**Goal**. Take the material below and retype it in full; pictures are left out.

**Dataset extract**.
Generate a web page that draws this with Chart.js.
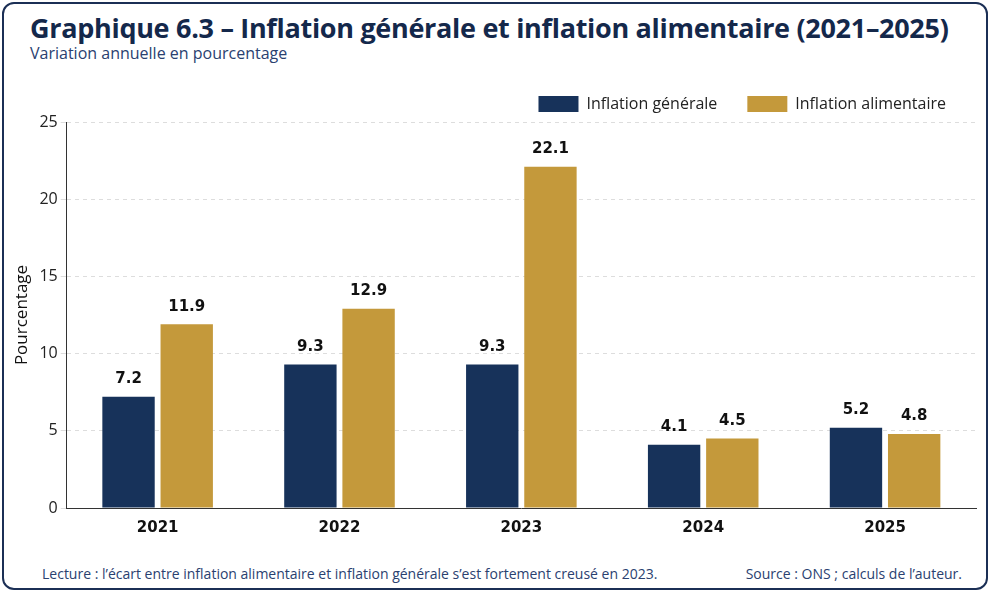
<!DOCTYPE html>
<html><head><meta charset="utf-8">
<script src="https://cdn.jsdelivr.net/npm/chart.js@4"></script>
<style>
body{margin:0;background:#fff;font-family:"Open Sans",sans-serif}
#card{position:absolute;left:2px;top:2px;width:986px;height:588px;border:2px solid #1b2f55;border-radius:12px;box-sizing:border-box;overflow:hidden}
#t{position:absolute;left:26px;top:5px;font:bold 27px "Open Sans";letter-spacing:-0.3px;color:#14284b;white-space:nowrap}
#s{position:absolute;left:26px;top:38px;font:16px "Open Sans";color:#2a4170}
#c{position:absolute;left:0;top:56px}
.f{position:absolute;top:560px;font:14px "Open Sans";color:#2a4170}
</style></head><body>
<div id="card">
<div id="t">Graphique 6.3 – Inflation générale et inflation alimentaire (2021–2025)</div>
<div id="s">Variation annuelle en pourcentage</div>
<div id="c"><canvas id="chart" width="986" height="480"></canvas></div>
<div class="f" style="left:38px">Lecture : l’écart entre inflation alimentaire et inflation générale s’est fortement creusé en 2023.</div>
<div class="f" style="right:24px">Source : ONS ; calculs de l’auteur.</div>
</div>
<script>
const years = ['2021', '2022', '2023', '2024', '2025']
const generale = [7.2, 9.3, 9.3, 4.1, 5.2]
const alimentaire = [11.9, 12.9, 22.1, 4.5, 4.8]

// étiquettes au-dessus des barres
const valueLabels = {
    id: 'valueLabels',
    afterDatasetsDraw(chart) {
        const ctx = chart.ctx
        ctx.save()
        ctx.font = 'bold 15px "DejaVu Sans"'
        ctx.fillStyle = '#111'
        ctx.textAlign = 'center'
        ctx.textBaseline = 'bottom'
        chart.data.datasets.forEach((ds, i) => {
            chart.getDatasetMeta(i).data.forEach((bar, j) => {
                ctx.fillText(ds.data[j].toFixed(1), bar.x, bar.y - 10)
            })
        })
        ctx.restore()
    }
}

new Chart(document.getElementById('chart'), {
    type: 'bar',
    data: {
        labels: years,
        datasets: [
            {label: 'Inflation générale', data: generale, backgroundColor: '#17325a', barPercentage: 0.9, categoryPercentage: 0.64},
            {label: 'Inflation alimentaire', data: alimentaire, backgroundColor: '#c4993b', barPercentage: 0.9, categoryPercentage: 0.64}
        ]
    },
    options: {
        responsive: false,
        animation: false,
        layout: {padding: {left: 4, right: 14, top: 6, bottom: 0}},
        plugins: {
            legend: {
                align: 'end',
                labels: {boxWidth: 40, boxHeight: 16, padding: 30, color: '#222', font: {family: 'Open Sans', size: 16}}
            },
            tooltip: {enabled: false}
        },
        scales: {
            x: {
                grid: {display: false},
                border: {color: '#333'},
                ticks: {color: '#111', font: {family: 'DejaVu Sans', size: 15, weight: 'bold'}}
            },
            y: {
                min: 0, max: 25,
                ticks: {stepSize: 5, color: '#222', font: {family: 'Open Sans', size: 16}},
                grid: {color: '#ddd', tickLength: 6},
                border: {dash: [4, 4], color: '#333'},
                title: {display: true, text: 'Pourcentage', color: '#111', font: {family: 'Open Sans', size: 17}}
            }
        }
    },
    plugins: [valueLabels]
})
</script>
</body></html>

**Solution to this exercise**.
Generate a web page that draws this with Chart.js.
<!DOCTYPE html>
<html><head><meta charset="utf-8">
<script src="https://cdn.jsdelivr.net/npm/chart.js@4"></script>
<style>
body{margin:0;background:#fff;font-family:"Open Sans",sans-serif}
#card{position:absolute;left:2px;top:2px;width:986px;height:588px;border:2px solid #1b2f55;border-radius:12px;box-sizing:border-box;overflow:hidden}
#t{position:absolute;left:26px;top:5px;font:bold 27px "Open Sans";letter-spacing:-0.3px;color:#14284b;white-space:nowrap}
#s{position:absolute;left:26px;top:38px;font:16px "Open Sans";color:#2a4170}
#c{position:absolute;left:0;top:56px}
.f{position:absolute;top:560px;font:14px "Open Sans";color:#2a4170}
</style></head><body>
<div id="card">
<div id="t">Graphique 6.3 – Inflation générale et inflation alimentaire (2021–2025)</div>
<div id="s">Variation annuelle en pourcentage</div>
<div id="c"><canvas id="chart" width="986" height="480"></canvas></div>
<div class="f" style="left:38px">Lecture : l’écart entre inflation alimentaire et inflation générale s’est fortement creusé en 2023.</div>
<div class="f" style="right:24px">Source : ONS ; calculs de l’auteur.</div>
</div>
<script>
const years = ['2021', '2022', '2023', '2024', '2025']
const generale = [7.2, 9.3, 9.3, 4.1, 5.2]
const alimentaire = [11.9, 12.9, 22.1, 4.5, 4.8]

// étiquettes au-dessus des barres
const valueLabels = {
    id: 'valueLabels',
    afterDatasetsDraw(chart) {
        const ctx = chart.ctx
        ctx.save()
        ctx.font = 'bold 15px "DejaVu Sans"'
        ctx.fillStyle = '#111'
        ctx.textAlign = 'center'
        ctx.textBaseline = 'bottom'
        chart.data.datasets.forEach((ds, i) => {
            chart.getDatasetMeta(i).data.forEach((bar, j) => {
                ctx.fillText(ds.data[j].toFixed(1), bar.x, bar.y - 10)
            })
        })
        ctx.restore()
    }
}

new Chart(document.getElementById('chart'), {
    type: 'bar',
    data: {
        labels: years,
        datasets: [
            {label: 'Inflation générale', data: generale, backgroundColor: '#17325a', barPercentage: 0.9, categoryPercentage: 0.64},
            {label: 'Inflation alimentaire', data: alimentaire, backgroundColor: '#c4993b', barPercentage: 0.9, categoryPercentage: 0.64}
        ]
    },
    options: {
        responsive: false,
        animation: false,
        layout: {padding: {left: 4, right: 14, top: 6, bottom: 0}},
        plugins: {
            legend: {
                align: 'end',
                labels: {boxWidth: 40, boxHeight: 16, padding: 30, color: '#222', font: {family: 'Open Sans', size: 16}}
            },
            tooltip: {enabled: false}
        },
        scales: {
            x: {
                grid: {display: false},
                border: {color: '#333'},
                ticks: {color: '#111', font: {family: 'DejaVu Sans', size: 15, weight: 'bold'}}
            },
            y: {
                min: 0, max: 25,
                ticks: {stepSize: 5, color: '#222', font: {family: 'Open Sans', size: 16}},
                grid: {color: '#ddd', tickLength: 6},
                border: {dash: [4, 4], color: '#333'},
                title: {display: true, text: 'Pourcentage', color: '#111', font: {family: 'Open Sans', size: 17}}
            }
        }
    },
    plugins: [valueLabels]
})
</script>
</body></html>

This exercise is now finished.